_The exercise_: Scan the entries below for the word "with". Copy each line that has it.

_Supplied information_:
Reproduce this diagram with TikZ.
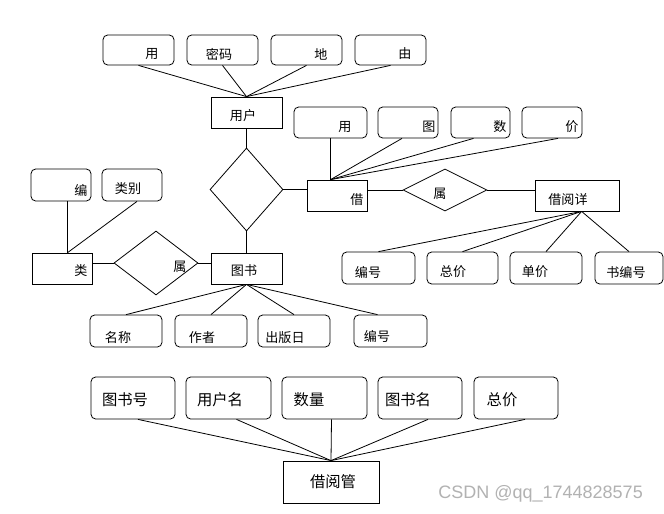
* * *
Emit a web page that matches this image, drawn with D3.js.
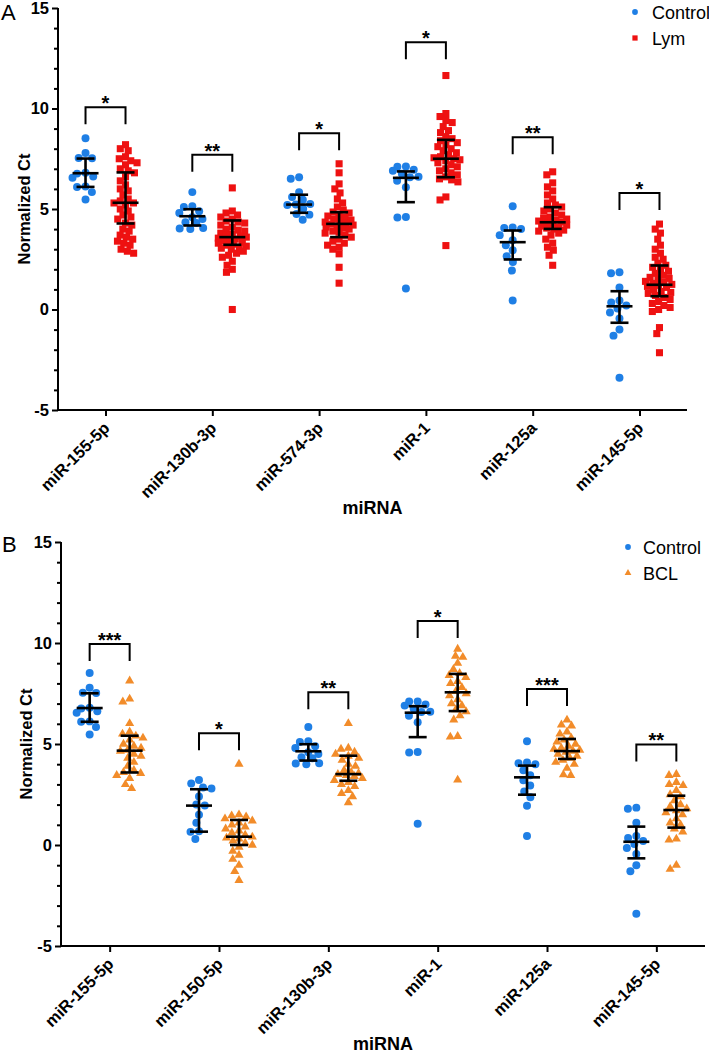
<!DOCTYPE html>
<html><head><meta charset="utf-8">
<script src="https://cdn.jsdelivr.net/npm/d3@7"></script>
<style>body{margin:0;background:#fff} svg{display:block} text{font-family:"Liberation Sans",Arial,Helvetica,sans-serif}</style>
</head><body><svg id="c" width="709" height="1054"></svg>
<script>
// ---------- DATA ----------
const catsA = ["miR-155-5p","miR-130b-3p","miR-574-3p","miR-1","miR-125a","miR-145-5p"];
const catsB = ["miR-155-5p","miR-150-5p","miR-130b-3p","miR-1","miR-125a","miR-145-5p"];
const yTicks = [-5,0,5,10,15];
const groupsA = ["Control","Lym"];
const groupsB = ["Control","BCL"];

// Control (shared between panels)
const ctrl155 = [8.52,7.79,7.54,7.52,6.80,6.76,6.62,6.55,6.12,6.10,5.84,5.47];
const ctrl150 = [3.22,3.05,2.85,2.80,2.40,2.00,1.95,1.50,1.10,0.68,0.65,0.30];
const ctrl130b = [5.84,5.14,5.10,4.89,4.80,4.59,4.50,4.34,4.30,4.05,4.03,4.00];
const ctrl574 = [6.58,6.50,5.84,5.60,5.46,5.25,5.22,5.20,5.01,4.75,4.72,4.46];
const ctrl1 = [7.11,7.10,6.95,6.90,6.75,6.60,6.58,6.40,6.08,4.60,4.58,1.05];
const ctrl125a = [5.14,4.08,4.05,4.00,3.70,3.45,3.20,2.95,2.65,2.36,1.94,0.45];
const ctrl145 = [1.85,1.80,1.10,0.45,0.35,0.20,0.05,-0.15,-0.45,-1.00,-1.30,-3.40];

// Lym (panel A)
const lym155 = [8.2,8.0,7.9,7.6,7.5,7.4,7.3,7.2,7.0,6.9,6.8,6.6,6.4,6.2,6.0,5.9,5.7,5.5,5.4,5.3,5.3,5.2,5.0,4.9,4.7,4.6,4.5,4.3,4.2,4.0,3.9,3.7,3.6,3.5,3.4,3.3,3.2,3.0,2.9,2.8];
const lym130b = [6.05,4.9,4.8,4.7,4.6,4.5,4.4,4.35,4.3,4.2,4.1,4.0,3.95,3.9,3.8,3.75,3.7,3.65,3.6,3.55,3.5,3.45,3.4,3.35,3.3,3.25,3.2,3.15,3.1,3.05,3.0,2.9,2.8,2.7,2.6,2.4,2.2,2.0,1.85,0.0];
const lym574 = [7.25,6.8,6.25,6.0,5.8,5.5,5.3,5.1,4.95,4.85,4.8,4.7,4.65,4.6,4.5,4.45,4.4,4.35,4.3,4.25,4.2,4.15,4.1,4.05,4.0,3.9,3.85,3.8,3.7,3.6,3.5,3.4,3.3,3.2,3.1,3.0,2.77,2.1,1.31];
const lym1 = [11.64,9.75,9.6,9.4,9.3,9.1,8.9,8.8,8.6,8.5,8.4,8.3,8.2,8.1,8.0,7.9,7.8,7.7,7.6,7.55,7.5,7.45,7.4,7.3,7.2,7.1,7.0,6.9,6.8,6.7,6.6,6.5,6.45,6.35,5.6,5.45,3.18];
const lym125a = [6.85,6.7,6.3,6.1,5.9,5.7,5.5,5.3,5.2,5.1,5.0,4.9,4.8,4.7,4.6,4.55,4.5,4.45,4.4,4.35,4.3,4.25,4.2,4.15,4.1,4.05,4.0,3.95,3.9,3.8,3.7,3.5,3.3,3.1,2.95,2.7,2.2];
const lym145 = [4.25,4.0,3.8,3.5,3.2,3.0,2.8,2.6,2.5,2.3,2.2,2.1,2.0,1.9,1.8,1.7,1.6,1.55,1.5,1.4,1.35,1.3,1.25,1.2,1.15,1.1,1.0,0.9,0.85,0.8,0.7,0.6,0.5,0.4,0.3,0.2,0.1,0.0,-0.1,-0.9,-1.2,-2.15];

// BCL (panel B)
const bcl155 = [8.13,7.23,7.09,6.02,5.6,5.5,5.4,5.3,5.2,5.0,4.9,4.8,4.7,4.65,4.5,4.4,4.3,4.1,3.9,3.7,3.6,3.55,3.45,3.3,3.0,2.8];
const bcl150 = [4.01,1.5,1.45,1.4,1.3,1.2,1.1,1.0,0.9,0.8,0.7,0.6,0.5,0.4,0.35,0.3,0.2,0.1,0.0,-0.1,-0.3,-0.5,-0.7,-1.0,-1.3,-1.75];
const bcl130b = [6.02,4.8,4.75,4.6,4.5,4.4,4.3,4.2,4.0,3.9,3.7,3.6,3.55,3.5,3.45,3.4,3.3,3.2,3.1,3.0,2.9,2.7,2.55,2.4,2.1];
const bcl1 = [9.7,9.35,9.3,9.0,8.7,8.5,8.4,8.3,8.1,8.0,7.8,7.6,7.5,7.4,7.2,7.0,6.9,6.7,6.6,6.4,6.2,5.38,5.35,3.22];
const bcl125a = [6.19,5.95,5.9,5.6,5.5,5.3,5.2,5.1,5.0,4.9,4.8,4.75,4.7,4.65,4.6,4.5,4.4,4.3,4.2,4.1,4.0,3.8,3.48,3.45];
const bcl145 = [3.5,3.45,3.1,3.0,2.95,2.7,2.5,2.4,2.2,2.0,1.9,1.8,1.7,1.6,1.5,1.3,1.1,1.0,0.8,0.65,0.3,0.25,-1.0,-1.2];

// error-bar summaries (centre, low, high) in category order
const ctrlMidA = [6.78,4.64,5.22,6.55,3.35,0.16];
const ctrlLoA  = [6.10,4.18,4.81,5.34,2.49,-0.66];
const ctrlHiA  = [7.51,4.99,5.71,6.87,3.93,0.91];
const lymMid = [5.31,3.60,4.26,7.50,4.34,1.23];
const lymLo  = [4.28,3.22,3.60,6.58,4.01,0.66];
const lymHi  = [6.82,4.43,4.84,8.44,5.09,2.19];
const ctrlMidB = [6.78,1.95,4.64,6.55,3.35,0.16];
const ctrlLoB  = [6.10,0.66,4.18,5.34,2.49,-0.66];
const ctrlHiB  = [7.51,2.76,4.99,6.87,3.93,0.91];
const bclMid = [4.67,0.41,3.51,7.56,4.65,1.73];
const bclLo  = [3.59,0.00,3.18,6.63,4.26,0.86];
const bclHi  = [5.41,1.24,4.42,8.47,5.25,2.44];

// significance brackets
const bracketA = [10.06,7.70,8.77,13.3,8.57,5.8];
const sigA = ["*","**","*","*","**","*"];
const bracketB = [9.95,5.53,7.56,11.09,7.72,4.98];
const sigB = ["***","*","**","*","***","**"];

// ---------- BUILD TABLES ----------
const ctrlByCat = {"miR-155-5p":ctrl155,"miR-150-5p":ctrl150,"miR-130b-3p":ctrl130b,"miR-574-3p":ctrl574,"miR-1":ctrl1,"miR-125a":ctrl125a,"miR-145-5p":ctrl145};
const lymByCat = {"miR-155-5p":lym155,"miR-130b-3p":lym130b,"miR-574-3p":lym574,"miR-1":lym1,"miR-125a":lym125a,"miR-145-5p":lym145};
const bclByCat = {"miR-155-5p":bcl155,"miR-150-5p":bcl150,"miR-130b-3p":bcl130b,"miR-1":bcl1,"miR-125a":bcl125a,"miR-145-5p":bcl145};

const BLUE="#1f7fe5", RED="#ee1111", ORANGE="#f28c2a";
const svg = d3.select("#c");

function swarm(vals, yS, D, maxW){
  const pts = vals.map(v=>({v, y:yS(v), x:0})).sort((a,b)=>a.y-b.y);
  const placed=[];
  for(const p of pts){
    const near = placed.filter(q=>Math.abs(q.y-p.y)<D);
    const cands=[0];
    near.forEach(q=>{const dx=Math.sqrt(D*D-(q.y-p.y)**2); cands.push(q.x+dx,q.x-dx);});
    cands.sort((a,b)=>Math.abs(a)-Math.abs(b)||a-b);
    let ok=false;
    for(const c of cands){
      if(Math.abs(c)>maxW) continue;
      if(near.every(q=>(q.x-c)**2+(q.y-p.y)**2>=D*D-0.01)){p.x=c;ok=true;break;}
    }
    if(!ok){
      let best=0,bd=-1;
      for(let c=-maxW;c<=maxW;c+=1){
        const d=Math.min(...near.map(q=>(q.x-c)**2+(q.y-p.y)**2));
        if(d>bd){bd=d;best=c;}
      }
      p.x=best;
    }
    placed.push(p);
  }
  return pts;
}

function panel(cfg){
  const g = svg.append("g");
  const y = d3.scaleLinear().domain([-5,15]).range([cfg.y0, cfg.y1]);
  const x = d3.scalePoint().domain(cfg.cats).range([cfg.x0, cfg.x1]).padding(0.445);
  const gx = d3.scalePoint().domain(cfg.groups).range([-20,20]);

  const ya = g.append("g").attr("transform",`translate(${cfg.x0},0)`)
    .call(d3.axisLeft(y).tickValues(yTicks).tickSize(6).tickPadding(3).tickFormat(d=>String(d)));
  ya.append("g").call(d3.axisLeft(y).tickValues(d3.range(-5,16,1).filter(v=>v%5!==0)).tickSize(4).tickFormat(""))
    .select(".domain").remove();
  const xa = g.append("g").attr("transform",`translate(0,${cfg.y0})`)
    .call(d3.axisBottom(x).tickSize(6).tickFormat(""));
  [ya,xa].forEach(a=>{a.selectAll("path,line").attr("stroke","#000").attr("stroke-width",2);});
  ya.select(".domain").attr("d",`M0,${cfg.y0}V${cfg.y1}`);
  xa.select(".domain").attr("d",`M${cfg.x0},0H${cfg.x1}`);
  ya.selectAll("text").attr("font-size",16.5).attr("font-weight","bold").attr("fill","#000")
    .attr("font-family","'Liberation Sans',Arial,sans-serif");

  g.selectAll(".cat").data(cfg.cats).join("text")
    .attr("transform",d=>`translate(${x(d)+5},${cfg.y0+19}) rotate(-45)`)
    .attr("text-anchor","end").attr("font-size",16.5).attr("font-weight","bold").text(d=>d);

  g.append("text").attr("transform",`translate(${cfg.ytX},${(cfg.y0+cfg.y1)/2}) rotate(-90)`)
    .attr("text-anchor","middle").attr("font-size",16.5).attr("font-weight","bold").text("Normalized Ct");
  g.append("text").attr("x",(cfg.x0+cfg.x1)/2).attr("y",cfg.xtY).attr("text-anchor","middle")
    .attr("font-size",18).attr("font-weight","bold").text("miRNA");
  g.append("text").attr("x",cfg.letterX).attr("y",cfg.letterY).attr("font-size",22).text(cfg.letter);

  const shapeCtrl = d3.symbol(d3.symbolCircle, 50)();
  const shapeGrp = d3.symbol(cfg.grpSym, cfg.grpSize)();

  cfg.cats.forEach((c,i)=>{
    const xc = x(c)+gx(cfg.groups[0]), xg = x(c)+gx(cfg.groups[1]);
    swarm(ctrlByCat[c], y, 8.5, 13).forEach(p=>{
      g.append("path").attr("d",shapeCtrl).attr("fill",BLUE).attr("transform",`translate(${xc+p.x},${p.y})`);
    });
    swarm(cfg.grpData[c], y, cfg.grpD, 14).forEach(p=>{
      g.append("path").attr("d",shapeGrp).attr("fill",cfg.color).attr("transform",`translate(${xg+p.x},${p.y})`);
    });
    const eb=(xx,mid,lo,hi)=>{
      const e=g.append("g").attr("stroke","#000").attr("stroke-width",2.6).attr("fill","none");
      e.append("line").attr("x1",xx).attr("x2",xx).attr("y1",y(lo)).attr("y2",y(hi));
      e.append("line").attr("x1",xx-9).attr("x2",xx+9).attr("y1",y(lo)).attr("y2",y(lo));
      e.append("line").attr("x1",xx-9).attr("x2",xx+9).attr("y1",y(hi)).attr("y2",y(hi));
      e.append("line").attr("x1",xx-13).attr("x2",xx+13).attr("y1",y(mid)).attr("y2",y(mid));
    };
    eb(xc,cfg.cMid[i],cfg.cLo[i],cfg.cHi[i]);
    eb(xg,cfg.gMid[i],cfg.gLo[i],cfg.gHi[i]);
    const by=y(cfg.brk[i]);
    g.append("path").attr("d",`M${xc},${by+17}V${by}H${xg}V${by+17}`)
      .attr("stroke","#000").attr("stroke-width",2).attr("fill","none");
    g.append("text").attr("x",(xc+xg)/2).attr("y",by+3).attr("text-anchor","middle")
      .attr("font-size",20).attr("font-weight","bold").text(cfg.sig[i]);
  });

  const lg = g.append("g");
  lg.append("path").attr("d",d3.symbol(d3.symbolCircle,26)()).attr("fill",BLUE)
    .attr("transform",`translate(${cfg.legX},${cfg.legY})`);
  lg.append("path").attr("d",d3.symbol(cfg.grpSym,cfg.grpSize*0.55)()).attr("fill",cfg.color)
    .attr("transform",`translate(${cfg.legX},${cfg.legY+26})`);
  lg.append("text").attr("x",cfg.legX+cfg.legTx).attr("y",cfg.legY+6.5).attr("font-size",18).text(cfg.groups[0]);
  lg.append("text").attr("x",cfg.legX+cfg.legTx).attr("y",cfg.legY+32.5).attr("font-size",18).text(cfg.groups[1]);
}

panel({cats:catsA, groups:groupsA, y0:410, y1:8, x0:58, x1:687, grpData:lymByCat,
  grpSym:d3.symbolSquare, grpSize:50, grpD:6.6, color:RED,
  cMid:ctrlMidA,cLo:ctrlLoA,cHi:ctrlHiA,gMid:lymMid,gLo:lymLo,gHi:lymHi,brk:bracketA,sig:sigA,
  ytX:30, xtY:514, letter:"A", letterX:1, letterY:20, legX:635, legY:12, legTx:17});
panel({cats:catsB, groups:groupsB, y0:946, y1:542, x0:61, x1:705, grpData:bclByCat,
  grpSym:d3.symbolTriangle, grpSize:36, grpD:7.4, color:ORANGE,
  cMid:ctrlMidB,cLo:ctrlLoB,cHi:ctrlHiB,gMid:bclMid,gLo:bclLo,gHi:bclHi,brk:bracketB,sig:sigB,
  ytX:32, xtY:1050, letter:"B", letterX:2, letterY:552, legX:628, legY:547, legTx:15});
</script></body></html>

_Solution_:
Reproduce this diagram with TikZ.
Emit a web page that matches this image, drawn with D3.js.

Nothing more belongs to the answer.